D’autres mesures non exhaustives telles que la poursuite des efforts allant dans le sens de l’assainissement des finances publiques, la lutte contre la corruption systémique et généralisée, à la participation des femmes et des jeunes à l’élaboration et la mise en œuvre des plans pluriannuels de développement, la mise en place d’une commission paix, justice et réconciliation nationale s’imposent avant l’organisation des élections communales, législatives et présidentielles car, elles nous semblent tenables même à très courte durée si jamais il y a la volonté. Vu tout ce qu’il y aura à faire, nous pensons en notre for intérieur, que la durée de la transition dépendra des objectifs qui seront assignés, au contraire de ceux qui spéculent sur cette problématique comme bon leur semble.
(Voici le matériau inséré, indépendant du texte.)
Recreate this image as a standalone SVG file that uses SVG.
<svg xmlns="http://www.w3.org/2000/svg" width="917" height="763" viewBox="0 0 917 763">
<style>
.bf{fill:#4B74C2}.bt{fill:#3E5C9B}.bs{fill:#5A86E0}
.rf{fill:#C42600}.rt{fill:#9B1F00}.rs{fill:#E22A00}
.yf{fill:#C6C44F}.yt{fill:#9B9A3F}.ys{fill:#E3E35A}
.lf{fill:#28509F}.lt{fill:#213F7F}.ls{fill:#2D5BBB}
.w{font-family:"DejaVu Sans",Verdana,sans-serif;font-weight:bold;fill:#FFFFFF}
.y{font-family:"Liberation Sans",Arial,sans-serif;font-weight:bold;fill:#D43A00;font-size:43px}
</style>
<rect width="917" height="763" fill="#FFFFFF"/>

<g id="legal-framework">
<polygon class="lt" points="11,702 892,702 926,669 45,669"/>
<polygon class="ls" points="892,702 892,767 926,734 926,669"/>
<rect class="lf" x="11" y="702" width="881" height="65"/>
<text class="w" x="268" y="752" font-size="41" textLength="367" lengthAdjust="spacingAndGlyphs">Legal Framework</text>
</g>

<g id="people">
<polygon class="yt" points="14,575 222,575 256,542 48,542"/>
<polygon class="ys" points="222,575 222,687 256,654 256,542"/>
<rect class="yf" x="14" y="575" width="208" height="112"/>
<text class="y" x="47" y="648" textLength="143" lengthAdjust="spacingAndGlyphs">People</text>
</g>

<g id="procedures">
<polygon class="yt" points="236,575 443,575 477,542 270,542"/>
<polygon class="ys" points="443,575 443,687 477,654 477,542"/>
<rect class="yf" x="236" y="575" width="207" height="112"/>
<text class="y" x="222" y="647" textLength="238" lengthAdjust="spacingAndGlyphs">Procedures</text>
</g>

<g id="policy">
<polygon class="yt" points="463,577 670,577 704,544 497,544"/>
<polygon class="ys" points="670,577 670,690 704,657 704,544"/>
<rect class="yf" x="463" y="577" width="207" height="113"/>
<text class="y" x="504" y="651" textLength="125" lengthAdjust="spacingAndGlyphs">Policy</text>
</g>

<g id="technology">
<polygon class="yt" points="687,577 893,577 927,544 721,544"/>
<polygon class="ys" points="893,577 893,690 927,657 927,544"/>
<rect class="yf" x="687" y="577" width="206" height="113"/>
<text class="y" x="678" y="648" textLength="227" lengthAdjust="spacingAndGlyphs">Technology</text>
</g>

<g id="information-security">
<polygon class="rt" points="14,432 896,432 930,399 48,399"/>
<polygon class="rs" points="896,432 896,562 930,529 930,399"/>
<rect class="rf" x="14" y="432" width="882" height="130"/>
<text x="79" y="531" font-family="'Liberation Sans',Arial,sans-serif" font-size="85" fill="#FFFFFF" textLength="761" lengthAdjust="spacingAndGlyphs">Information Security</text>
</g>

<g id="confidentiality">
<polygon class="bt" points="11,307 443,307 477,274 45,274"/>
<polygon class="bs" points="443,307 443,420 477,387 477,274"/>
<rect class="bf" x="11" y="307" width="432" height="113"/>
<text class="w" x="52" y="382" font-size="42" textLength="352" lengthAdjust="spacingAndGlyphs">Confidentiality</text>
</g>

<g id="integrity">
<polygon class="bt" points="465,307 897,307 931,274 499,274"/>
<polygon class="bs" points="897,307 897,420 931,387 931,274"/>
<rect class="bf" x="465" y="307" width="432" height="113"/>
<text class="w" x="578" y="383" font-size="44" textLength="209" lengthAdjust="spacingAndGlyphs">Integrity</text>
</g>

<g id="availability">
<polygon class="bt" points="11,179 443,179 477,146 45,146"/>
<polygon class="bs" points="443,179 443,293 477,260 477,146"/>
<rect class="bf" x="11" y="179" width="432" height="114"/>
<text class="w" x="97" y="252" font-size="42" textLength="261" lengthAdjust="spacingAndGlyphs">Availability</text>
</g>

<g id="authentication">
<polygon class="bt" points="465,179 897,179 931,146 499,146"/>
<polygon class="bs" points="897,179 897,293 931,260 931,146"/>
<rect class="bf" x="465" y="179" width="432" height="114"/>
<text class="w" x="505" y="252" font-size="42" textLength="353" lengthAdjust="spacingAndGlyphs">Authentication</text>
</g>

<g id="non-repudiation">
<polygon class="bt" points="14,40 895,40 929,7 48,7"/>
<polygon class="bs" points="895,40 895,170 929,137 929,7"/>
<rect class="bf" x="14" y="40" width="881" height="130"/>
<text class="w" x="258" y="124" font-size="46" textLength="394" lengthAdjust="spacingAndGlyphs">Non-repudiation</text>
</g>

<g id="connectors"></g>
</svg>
La récurrence des crises socio-politiques augmente le risque-pays, émet un mauvais signal au plan international et conduit à une forte hésitation des investisseurs à se tourner vers la Guinée. Le retard de la Guinée sur le plan économique tient aux fortes tensions qui secouent constamment le pays.
En cette transition politique consécutive au coup d’Etat du 5 septembre, les activités économiques tourneront au ralenti ou tourneront à l’arrêt. L’administration fiscale ne sera pas en mesure de fonctionner correctement pour procéder à la perception des impôts, taxes et redevances. Les secteurs portuaire, aéroportuaire et douanier qui procurent à l’État l’essentiel des ressources financières tourneront au ralenti, les maigres recettes que l’Etat percevra seront utilisées au fonctionnement, probablement le blocus sera imposé au pays.
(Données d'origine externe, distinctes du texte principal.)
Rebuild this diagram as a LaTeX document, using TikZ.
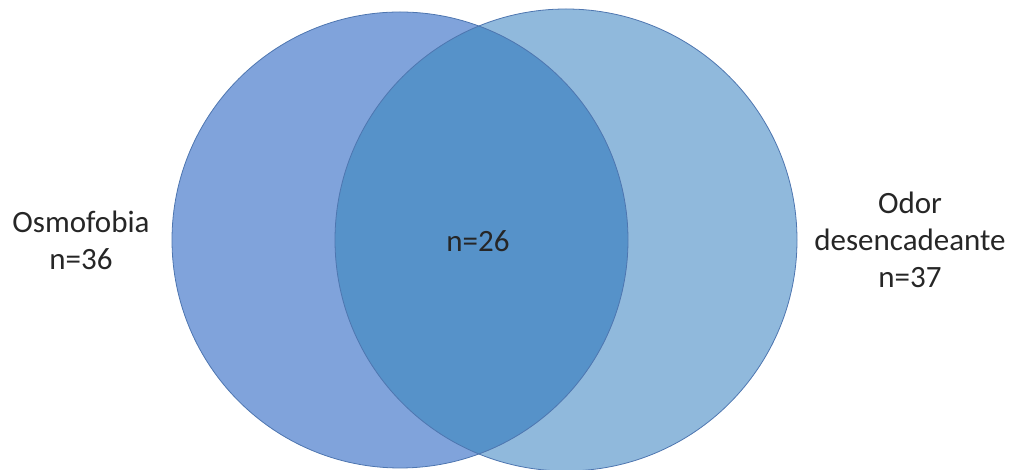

Les charges connaitront des hausses vertigineuses, le bilan économique sera difficile à quantifier. Si nous ne faisons pas attention, la période post-transition sera à la reconstruction plutôt qu’au développement. Le temps pour notre pays de se reconstruire pour envisager un avenir meilleur, il y a à nouveau des contestations sociales et électorales. La Guinée doit saisir cette nouvelle opportunité qui s’offre à lui de participer activement à sa transformation politique, économique et sociale, son avenir se joue maintenant.